Quoi que pensent ou disent certains, force est de reconnaître que nous étions à deux doigts d’une disparation certaine. Et, à travers ce funeste sort que les barbares modernes nous avaient jeté, toute l’Afrique s’interrogeait : « est-ce comme ça donc qu’on meurt en tant que Nation ? »

Dans les régions sous occupation, ceux qui souffraient le plus de cette situation étaient les artistes, surtout les musiciens, eux qui avaient fait briller haut, très haut, l’étoile du Mali. Ce Mali, justement, où était-il parti ? Quand on lapidait ses femmes, émasculait ses hommes ! Où étaient les descendants de Kaya Maghan, Soundjata Keita, Sonni Ali Ber, Askia Mohamed, Firhoun Ag Ansar, Tiéba, Bemba… ?

« À beau mentir qui vient du Manding ! », nous disaient certains esprits mesquins, pour lesquels toute l’histoire du Mali, des empires médiévaux à nos jours, ne serait qu’une savante invention de nos talentueux griots.

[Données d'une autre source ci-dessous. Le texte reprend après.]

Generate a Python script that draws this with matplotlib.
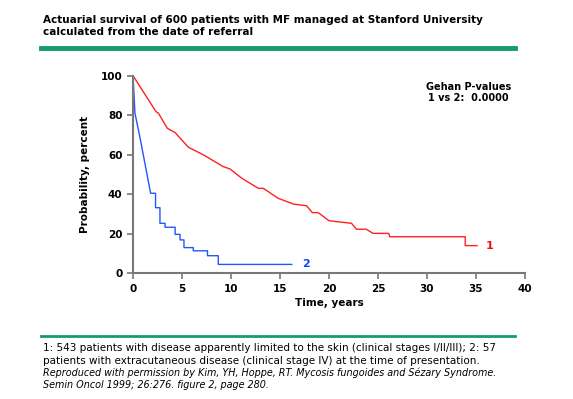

Soundjata Keita ? De la fable ! Sonni Ali Ber ? Un conte !…

La survie du Mali en tant que pays était une question de jours. Les terribles djihadistes venaient de faire sauter le verrou de Konna, le dernier tenu par l’armée malienne. Ils déferlaient sur Sévaré. Et Bamako serait à portée de fusil. À travers les radios locales, ils annonçaient, sur un ton péremptoire, en arabe, en bambara et en français : « la conquête du Mali tire à sa fin. Dans moins de dix jours nous serons en route pour la Côte d’Ivoire, inch’allah ! » Mais la France intervint nuitamment – la veille peu de gens avaient pu fermer les yeux.